Data segment:

#####

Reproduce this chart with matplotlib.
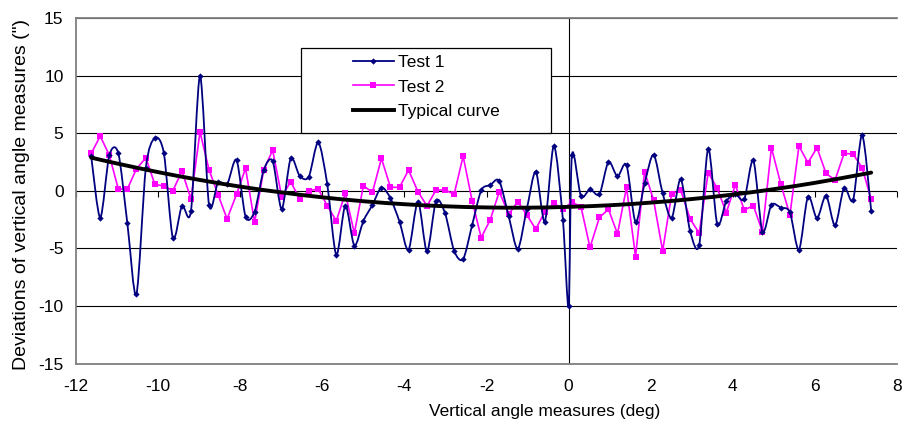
import numpy as np
import matplotlib
matplotlib.use("Agg")
import matplotlib.pyplot as plt
from matplotlib.path import Path
from matplotlib.patches import PathPatch, Rectangle
from matplotlib.lines import Line2D

plt.rcParams['font.family'] = ['Liberation Sans', 'DejaVu Sans']
plt.rcParams['axes.unicode_minus'] = False

# ---------------- data ----------------
x_test2 = [-11.63, -11.41, -11.19, -10.97, -10.75, -10.53, -10.30, -10.08, -9.86, -9.64,
           -9.42, -9.20, -8.98, -8.76, -8.54, -8.32, -8.09, -7.87, -7.65, -7.43,
           -7.21, -6.99, -6.77, -6.55, -6.33, -6.10, -5.88, -5.66, -5.44, -5.22,
           -5.00, -4.78, -4.56, -4.34, -4.12, -3.90, -3.67, -3.45, -3.23, -3.01,
           -2.79, -2.57, -2.35, -2.13, -1.91, -1.69, -1.46, -1.24, -1.02, -0.80,
           -0.58, -0.36, -0.14, 0.08, 0.30, 0.52, 0.75, 0.97, 1.19, 1.41,
           1.63, 1.85, 2.07, 2.29, 2.51, 2.73, 2.96, 3.18, 3.40, 3.62,
           3.84, 4.06, 4.28, 4.50, 4.72, 4.94, 5.17, 5.39, 5.61, 5.83,
           6.05, 6.27, 6.49, 6.71, 6.93, 7.15, 7.37]

x_test1 = [-11.63, -11.41, -11.19, -10.97, -10.75, -10.53, -10.30, -10.08, -9.86, -9.64,
           -9.42, -9.20, -8.98, -8.76, -8.54, -8.32, -8.09, -7.87, -7.65, -7.43,
           -7.21, -6.99, -6.77, -6.55, -6.33, -6.10, -5.88, -5.66, -5.44, -5.22,
           -5.00, -4.78, -4.56, -4.34, -4.12, -3.90, -3.67, -3.45, -3.23, -3.01,
           -2.79, -2.57, -2.35, -2.13, -1.91, -1.69, -1.46, -1.24, -1.02, -0.80,
           -0.58, -0.36, -0.14, 0.00, 0.08, 0.30, 0.52, 0.75, 0.97, 1.19, 1.41,
           1.63, 1.85, 2.07, 2.29, 2.51, 2.73, 2.96, 3.18, 3.40, 3.62,
           3.84, 4.06, 4.28, 4.50, 4.72, 4.94, 5.17, 5.39, 5.61, 5.83,
           6.05, 6.27, 6.49, 6.71, 6.93, 7.15, 7.37]

test1 = [3.0, -2.31, 3.1, 3.27, -2.8, -9.0, 2.0, 4.62, 3.27, -4.1,
         -1.3, -1.73, 10.0, -1.21, 0.75, 0.58, 2.69, -2.23, -1.79, 1.8,
         2.6, -1.56, 2.83, 1.3, 1.24, 4.22, 0.58, -5.55, -1.27, -4.74,
         -2.6, -1.21, 0.3, -0.64, -2.66, -5.12, -0.92, -5.26, -0.87, -1.94,
         -5.2, -5.92, -2.95, 0.05, 0.52, 0.87, -2.2, -5.03, -1.6, 1.68,
         -2.66, 3.93, -2.5, -10.0, 3.12, -0.45, 0.15, -0.28, 2.52, 1.27,
         2.25, -2.7, 0.66, 3.15, -0.2, -2.34, 1.02, -3.5, -4.7, 3.68,
         -2.88, -0.9, -0.3, -0.69, 2.66, -3.53, -1.2, -1.45, -1.85, -5.12,
         -0.49, -2.37, -0.4, -3.0, 0.29, -0.78, 4.86, -1.71]

test2 = [3.27, 4.77, 3.12, 0.17, 0.17, 1.91, 2.89, 0.58, 0.43, 0.03,
         1.73, -0.69, 5.14, 1.85, -0.32, -2.43, -0.29, 1.97, -2.72, 1.82,
         3.55, -0.49, 0.81, -0.72, 0.03, 0.17, -1.27, -2.6, -0.2, -3.67,
         0.46, -0.12, 2.83, 0.32, 0.32, 1.82, -0.06, -1.3, 0.09, 0.09,
         -0.29, 3.03, -0.87, -4.05, -2.51, -0.06, -2.02, -0.92, -2.08, -3.32,
         -1.79, -1.07, -1.56, -0.98, -1.36, -4.91, -2.3, -1.59, -3.73, 0.32,
         -5.7, 1.68, -0.8, -5.21, -0.25, 0.06, -2.43, -3.67, 1.6, 0.23,
         -1.88, 0.52, -1.65, -1.27, -3.53, 3.76, 0.58, -2.08, 3.9, 2.46,
         3.76, 1.53, 0.95, 3.27, 3.21, 2.02, -0.72]

curve_x = [-11.63, -11, -10, -9, -8, -7, -6, -5, -4, -3, -2, -1,
           0, 1, 2, 3, 4, 5, 6, 7, 7.37]
curve_y = [2.9, 2.39, 1.64, 0.97, 0.38, -0.12, -0.55, -0.89, -1.15, -1.33, -1.43, -1.45,
           -1.38, -1.24, -1.01, -0.70, -0.31, 0.16, 0.71, 1.35, 1.6]

x_ticks = [-12, -10, -8, -6, -4, -2, 0, 2, 4, 6, 8]
y_ticks = [-15, -10, -5, 0, 5, 10, 15]

labels = ["Test 1", "Test 2", "Typical curve"]
x_title = "Vertical angle measures (deg)"
y_title = 'Deviations of vertical angle measures (")'

NAVY = "#000080"
MAGENTA = "#FF00FF"
FS = 12.5


def smooth_path(xs, ys, k=1.0 / 7.0):
    """Excel-like smoothed line: cubic Bezier through every point."""
    p = np.column_stack([xs, ys]).astype(float)
    ext = np.vstack([p[0], p, p[-1]])
    verts = [p[0]]
    codes = [Path.MOVETO]
    for i in range(len(p) - 1):
        p0, p1, p2, p3 = ext[i], ext[i + 1], ext[i + 2], ext[i + 3]
        c1 = p1 + (p2 - p0) * k
        c2 = p2 - (p3 - p1) * k
        verts += [c1, c2, p2]
        codes += [Path.CURVE4] * 3
    return Path(verts, codes)


fig = plt.figure(figsize=(9.03, 4.28), dpi=100)
ax = fig.add_axes([0.0842, 0.1507, 0.9092, 0.8061])

ax.set_xlim(-12, 8)
ax.set_ylim(-15, 15)
ax.set_xticks(x_ticks)
ax.set_yticks(y_ticks)
ax.tick_params(axis='both', length=0, labelsize=FS)
ax.tick_params(axis='x', pad=11)
ax.tick_params(axis='y', pad=9)

ax.grid(axis='y', color='black', linewidth=0.8, zorder=0)
ax.set_axisbelow(True)
ax.axvline(0, color='black', linewidth=0.8, zorder=1)

for s in ['left', 'bottom', 'top']:
    ax.spines[s].set_color('#808080')
    ax.spines[s].set_linewidth(1.3)
ax.spines['right'].set_visible(False)

# tick marks on the y=0 axis line
sec = ax.secondary_xaxis(0.5)
sec.set_xticks(x_ticks)
sec.tick_params(axis='x', direction='out', length=4, width=0.8, color='black',
                labelbottom=False, labeltop=False, bottom=True, top=False)
for s in sec.spines.values():
    s.set_visible(False)

# Test 2 (straight segments, square markers)
ax.plot(x_test2, test2, color=MAGENTA, linewidth=1.2, marker='s', markersize=4.2,
        markeredgewidth=0, zorder=3)

# Test 1 (smoothed line, diamond markers)
ax.add_patch(PathPatch(smooth_path(x_test1, test1), facecolor='none',
                       edgecolor=NAVY, linewidth=1.3, zorder=4))
ax.plot(x_test1, test1, linestyle='none', marker='D', markersize=3.2,
        color=NAVY, markeredgewidth=0, zorder=4)

# Typical curve
ax.add_patch(PathPatch(smooth_path(curve_x, curve_y, 1.0 / 6.0), facecolor='none',
                       edgecolor='black', linewidth=2.8, zorder=5,
                       capstyle='round'))

ax.set_xlabel(x_title, fontsize=FS)
ax.set_ylabel(y_title, fontsize=14)
ax.xaxis.set_label_coords(0.5706, -0.118)
ax.yaxis.set_label_coords(-0.056, 0.49)

# legend box
ax.add_patch(Rectangle((0.274, 0.669), 0.3046, 0.245, transform=ax.transAxes,
                       facecolor='white', edgecolor='black', linewidth=0.9,
                       zorder=6))
handles = [
    Line2D([], [], color=NAVY, linewidth=1.3, marker='D', markersize=3.2,
           markeredgewidth=0),
    Line2D([], [], color=MAGENTA, linewidth=1.2, marker='s', markersize=4.2,
           markeredgewidth=0),
    Line2D([], [], color='black', linewidth=2.8),
]
leg = ax.legend(handles, labels, loc='upper left', bbox_to_anchor=(0.3374, 0.895),
                frameon=False, fontsize=FS, handlelength=2.35, handletextpad=0.25,
                labelspacing=0.55, borderpad=0, borderaxespad=0, markerfirst=True)
leg.set_zorder(7)

fig.savefig("out.png", dpi=100)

#####

Aim:
Find each line with the string "matplotlib" and copy it out.

Solution to this exercise:
Reproduce this chart with matplotlib.
import matplotlib
matplotlib.use("Agg")
import matplotlib.pyplot as plt
from matplotlib.path import Path
from matplotlib.patches import PathPatch, Rectangle
from matplotlib.lines import Line2D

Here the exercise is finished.